Тонко чувствующий настроения в обществе Феликс Дзержинский уловил начинающиеся изменения. «Глухие слухи о попытке англо-французов подкупить командный состав нашей [Латышской стрелковой] дивизии» дошли до него еще до того, как Савинков поднял свое неудачное восстание в начале июля [29]. Если это правда и латышские стрелки действительно отказались от подкупа союзников, результаты могли стать фатальными для большевиков. Как ЧК может помешать этому последнему гамбиту союзников? Могут они обратить его себе на пользу? Феликс Дзержинский начал разрабатывать план.
Глава 11
Расчеты Дзержинского
Феликс Дзержинский оказался в тяжелом положении. Двое убийц фон Мирбаха были чекистами и вручили немецкому послу рекомендательное письмо за подписью Дзержинского. Историки до сих пор расходятся во мнениях о подлинности письма [1]. Но в то время у немцев не было никаких сомнений: они считали, что Дзержинский санкционировал убийство Мирбаха (что маловероятно), а затем не смог поймать убийц (что, бесспорно, так). Более того, он не арестовал комитет левых эсеров, который отдал приказ убийцам, — напротив, комитет взял его самого под стражу, когда он прибыл на допрос, и держал, пока не пришла на помощь дивизия капитана Берзина! Чтобы успокоить немцев, Ленин согласился с отставкой Дзержинского. Его место занял Яков Петерс. Однако Дзержинский остался невидимым главой ЧК. Он играл центральную роль в последующих событиях и был серым кардиналом событий, случившихся 25 апреля.

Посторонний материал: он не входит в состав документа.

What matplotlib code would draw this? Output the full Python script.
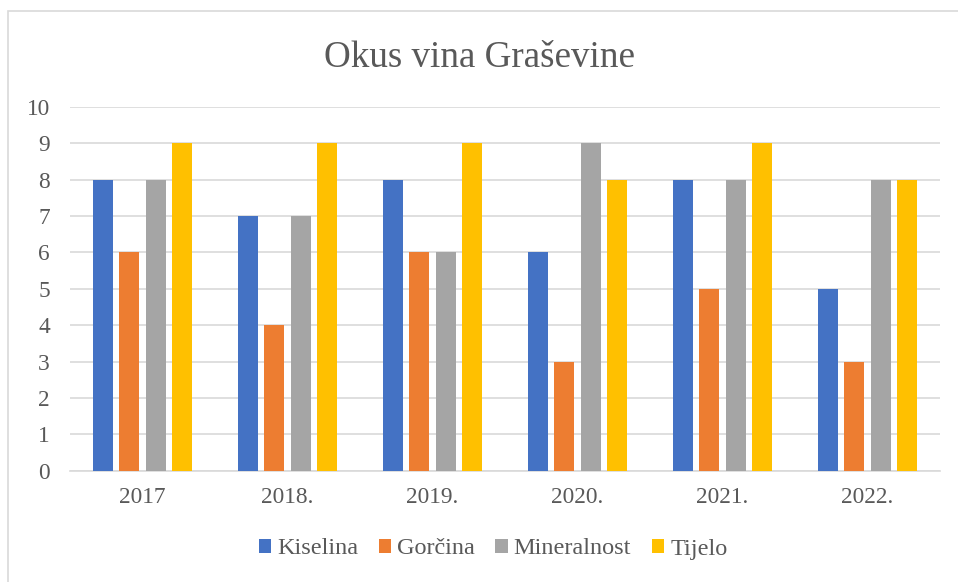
import matplotlib
matplotlib.use("Agg")
import matplotlib.pyplot as plt
import numpy as np
from matplotlib.patches import Rectangle

categories = ["2017", "2018.", "2019.", "2020.", "2021.", "2022."]
kiselina = [8, 7, 8, 6, 8, 5]
gorcina = [6, 4, 6, 3, 5, 3]
mineralnost = [8, 7, 6, 9, 8, 8]
tijelo = [9, 9, 9, 8, 9, 8]
series_names = ["Kiselina", "Gorčina", "Mineralnost", "Tijelo"]
colors = ["#4472C4", "#ED7D31", "#A5A5A5", "#FFC000"]

plt.rcParams['font.family'] = ['Liberation Serif', 'DejaVu Serif']
txt = "#595959"

fig = plt.figure(figsize=(9.58, 5.82), dpi=100)
fig.patches.append(Rectangle((8/958, -10/582), 960/958, (582 - 11 + 10)/582, transform=fig.transFigure,
                             fill=False, edgecolor="#D9D9D9", linewidth=1.2))
ax = fig.add_axes([70/958, (582-470.7)/582, 870/958, (470.7-107)/582])

x = np.arange(len(categories))
w = 20/145
step = 26.2/145
data = [kiselina, gorcina, mineralnost, tijelo]
for i, (vals, name, c) in enumerate(zip(data, series_names, colors)):
    ax.bar(x + (i - 1.5)*step, vals, width=w, color=c, label=name, zorder=3)

ax.set_xlim(-0.5, len(categories) - 0.5)
ax.set_ylim(0, 10)
ax.set_yticks(range(0, 11))
ax.set_xticks(x)
ax.set_xticklabels(categories)
ax.grid(axis='y', color="#D9D9D9", linewidth=1.2, zorder=0)
for s in ["top", "right", "left"]:
    ax.spines[s].set_visible(False)
ax.spines["bottom"].set_color("#D9D9D9")
ax.spines["bottom"].set_linewidth(1.2)
ax.tick_params(axis='both', length=0, labelsize=16.8, colors=txt)
ax.tick_params(axis='y', pad=14.4)
ax.tick_params(axis='x', pad=12)

fig.text(0.5, 1 - 67/582, "Okus vina Graševine", ha='center', va='baseline', fontsize=26.7, color=txt)
fig.legend(loc='center', bbox_to_anchor=(493/958, 1 - 549/582), ncol=4, frameon=False,
           fontsize=17.5, labelcolor=txt, handlelength=0.5, handleheight=0.5,
           handletextpad=0.25, columnspacing=0.85)

fig.savefig("out.png", dpi=100)
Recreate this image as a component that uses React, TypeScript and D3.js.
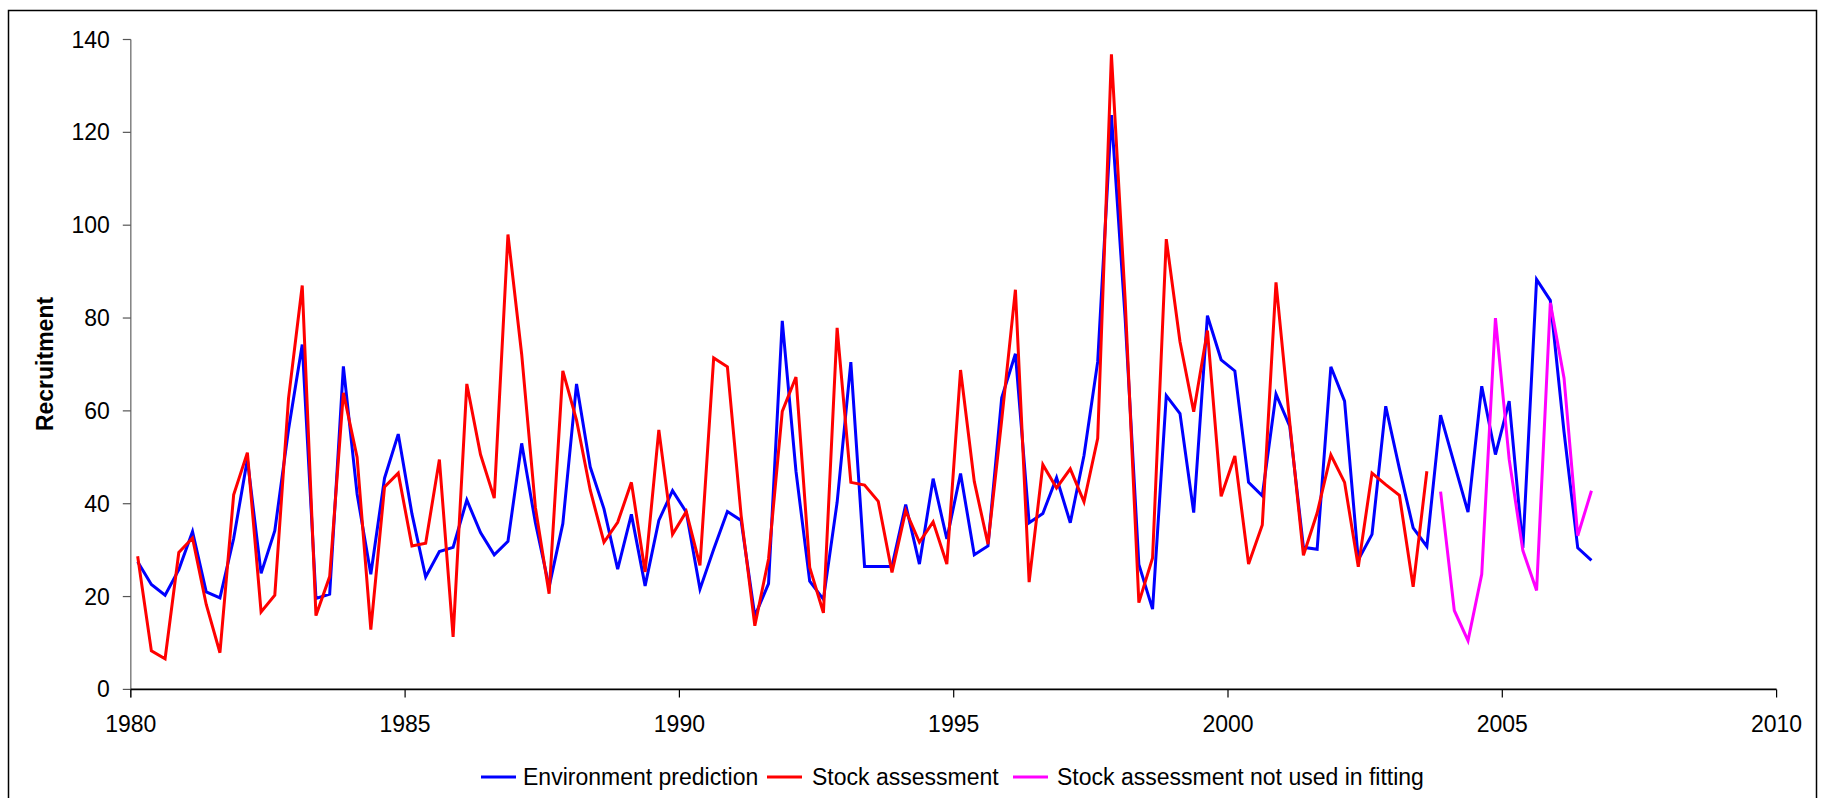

Дзержинский подготовил свой план за несколько недель до июльских восстаний на Верхней Волге и в Москве. «Нам также было известно, — вспоминал Яков Петерс, — что союзнические консульства в Советской России являются штабом контрреволюционных организаций» [2]. Теперь консулы пытались подкупить Латышскую стрелковую дивизию. Что мог с этим поделать Дзержинский?
В середине июня 1918 года начальник отдела ЧК спросил одного из своих молодых подчиненных, Яна Авотина, бывшего офицера Латышской дивизии, нет ли у него «двух свободных комиссаров для поездки в Петроград с важным поручением». Авотин сразу же предложил двух друзей, тоже бывших латышских военных, Яна Буйкиса и Яна Спрогиса, с которыми он жил в одном доме. О Спрогисе Авотин писал, что в те дни он был «невысокого роста, худой, собранный, ловкий, уверенный, склонный к выдумкам и розыгрышам». Что касается Буйкиса, Авотин писал, что тот «немного крупнее, проще, скромнее, мягче, дисциплинированнее, но менее самостоятельный». Два Яна, оба латыши, будут играть главные роли в драме, которой суждено вот-вот развернуться [3].